Во мне рванулось сильно, так, как если бы сам Голубой Бык обломил себе рог, напоровшись на камень:
– Слушай, ты, у которого не две, а одна голова. У тебя есть спина. На спине есть кожа. Аммэна, ею я обтяну барабан, и завтра же он двинет моих на твои кочевья. А ты – ешь грязь! – ты...
Он прервал меня. Его глаза стали красны в цвет серьги. Он закричал:
– Называй меня «сеид-ата», раб, – я сын хана.
Я хотел встать. Мне захотелось видеть, как он умрет. Он закричал еще. Хрустнула кость в сердце стоявшего передо мной. Он крикнул кипчакским наречием восемь бесчестных слов, эйе! Он плюнул в огонь, я слышал имя Чингиса – мир ему! – в его устах. Я видел, как испуганно закрыл рябое лицо руками толмач, упадая в страхе на колена. Потом я видел: мыча, скакнул на пленного Гемябек. Аммэна, так прыгает дикая кошка из заросли саксаула на суслика! Он прыгнул и рванул серьгу из уха, вместе с ухом, прочь. Я подался, чтобы видеть. В руке Гемябека рваным краем лежало красное и чужое, а там, где было ухо, не было серьги. Я узнал: горяча кипчакская кровь, как красная эмалевая пряжка астрабадского серебряного стремени, накаленного солнцем.
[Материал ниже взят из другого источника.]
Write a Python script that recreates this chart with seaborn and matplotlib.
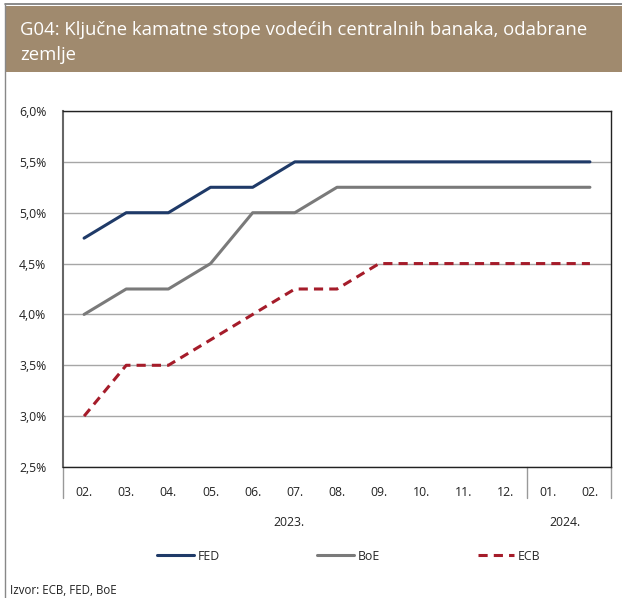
import numpy as np
import pandas as pd
import seaborn as sns
import matplotlib.pyplot as plt
from matplotlib.patches import Rectangle
from matplotlib.lines import Line2D

months = ["02.", "03.", "04.", "05.", "06.", "07.", "08.", "09.", "10.", "11.", "12.", "01.", "02."]
years = ["2023.", "2024."]
fed = [4.75, 5.0, 5.0, 5.25, 5.25, 5.5, 5.5, 5.5, 5.5, 5.5, 5.5, 5.5, 5.5]
boe = [4.0, 4.25, 4.25, 4.5, 5.0, 5.0, 5.25, 5.25, 5.25, 5.25, 5.25, 5.25, 5.25]
ecb = [3.0, 3.5, 3.5, 3.75, 4.0, 4.25, 4.25, 4.5, 4.5, 4.5, 4.5, 4.5, 4.5]
yticks = [2.5, 3.0, 3.5, 4.0, 4.5, 5.0, 5.5, 6.0]

sns.set_style("white")
plt.rcParams['font.family'] = ['Open Sans', 'DejaVu Sans']

W, H = 622, 598
fig = plt.figure(figsize=(W / 100, H / 100), dpi=100)

# banner
fig.patches.append(Rectangle((5 / W, 1 - 72 / H), 617 / W, 66 / H, transform=fig.transFigure,
                             facecolor="#a08a6e", edgecolor="none", zorder=0))
fig.lines.append(Line2D([5 / W, 1], [1 - 4 / H, 1 - 4 / H], transform=fig.transFigure, color="#777777", lw=1.2))
fig.lines.append(Line2D([5 / W, 5 / W], [0, 1 - 4 / H], transform=fig.transFigure, color="#888888", lw=1))
fig.text(20 / W, 1 - 30 / H, "G04: Ključne kamatne stope vodećih centralnih banaka, odabrane",
         color="white", fontsize=13.3, va="center", ha="left")
fig.text(20 / W, 1 - 55 / H, "zemlje", color="white", fontsize=13.3, va="center", ha="left")

x0, x1, y0, y1 = 63, 611, 111, 467
ax = fig.add_axes([x0 / W, 1 - y1 / H, (x1 - x0) / W, (y1 - y0) / H])

x = np.arange(len(months))
df = pd.DataFrame({"x": x, "FED": fed, "BoE": boe, "ECB": ecb})
sns.lineplot(data=df, x="x", y="FED", ax=ax, color="#1f3a68", lw=2.2, label="FED")
sns.lineplot(data=df, x="x", y="BoE", ax=ax, color="#7a7a7a", lw=2.2, label="BoE")
sns.lineplot(data=df, x="x", y="ECB", ax=ax, color="#a51c2a", lw=2.2, ls=(0, (3, 2)), label="ECB")

ax.set_xlim(-0.5, len(months) - 0.5)
ax.set_ylim(2.5, 6.0)
ax.set_yticks(yticks)
ax.set_yticklabels([f"{v:.1f}%".replace(".", ",") for v in yticks], fontsize=8.8, color="#222222")
ax.yaxis.grid(True, color="#a6a6a6", lw=1)
ax.set_xticks(x)
ax.set_xticklabels(months, fontsize=8.8, color="#222222")
ax.tick_params(axis="x", length=0, pad=14)
ax.tick_params(axis="y", length=0, pad=12)
ax.set_xlabel("")
ax.set_ylabel("")
for s in ax.spines.values():
    s.set_visible(True)
    s.set_color("#222222")
    s.set_linewidth(1)
ax.spines["left"].set_color("#666666")
ax.spines["left"].set_linewidth(1.5)
ax.get_legend().remove()

# category separators below axis
for xs in [-0.5, 10.5, 12.5]:
    ax.plot([xs, xs], [0, -31 / (y1 - y0)], transform=ax.get_xaxis_transform(),
            color="#999999", lw=1, clip_on=False)
ax.text(4.85, -55 / (y1 - y0), years[0], transform=ax.get_xaxis_transform(),
        fontsize=8.8, ha="center", va="center", color="#222222")
ax.text(11.4, -55 / (y1 - y0), years[1], transform=ax.get_xaxis_transform(),
        fontsize=8.8, ha="center", va="center", color="#222222")

handles, labels = ax.get_lines()[:3], ["FED", "BoE", "ECB"]
fig.legend(handles, labels, loc="center", bbox_to_anchor=(349 / W, 1 - 556 / H), ncol=3,
           frameon=False, fontsize=8.8, handlelength=3.0, handletextpad=0.3, columnspacing=8.0)

fig.text(10 / W, 1 - 590 / H, "Izvor: ECB, FED, BoE", fontsize=8.3, ha="left", va="center", color="#222222")

fig.savefig("out.png", dpi=100)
Потом я узнал еще. Того, которому Гемябек вынул ухо и проломил сердце кингаром – кингаром о трех гранях, – звали Улган. Его отец был Котян, – пусть жалит его змея!
Вот что было потом. Улган обнажил зубы и замычал, и хлюпнуло обидой внутри его. Ударь собаку ногой в брюхо, она вот так же зарычит – бессильно и жалобно.
...Слушайте все, кому не стыдно слушать. Вот Угэдэй ударяет меня в лицо золотым каанским буздыганом и [152] говорит: «Ты стар, Туатамур, глаза твои сожжены солнцем и хотят плакать. Они видят не дальше, чем на двенадцать ячменных зерен, уложенных в ряд. Ты передашь алам те-небиса Кирагаю, которому два Барса дали победы, а третий власть дает». Так же тогда хлюпнуло пронзительно и во мне, – Туатамуру хотелось тогда кричать, как женщине, рождающей копье!
Гемябек пыхтел, кулаки его ждали душить. Я отвернулся. Темнело.
В ночном небе тогда кочевал Уркур, и девяносто весенних ветров неслись по птичьей дороге неба.
Это случилось в закате сто двадцать первого дня. В утро, которое пришло на смену, я повел своих дада за холмы.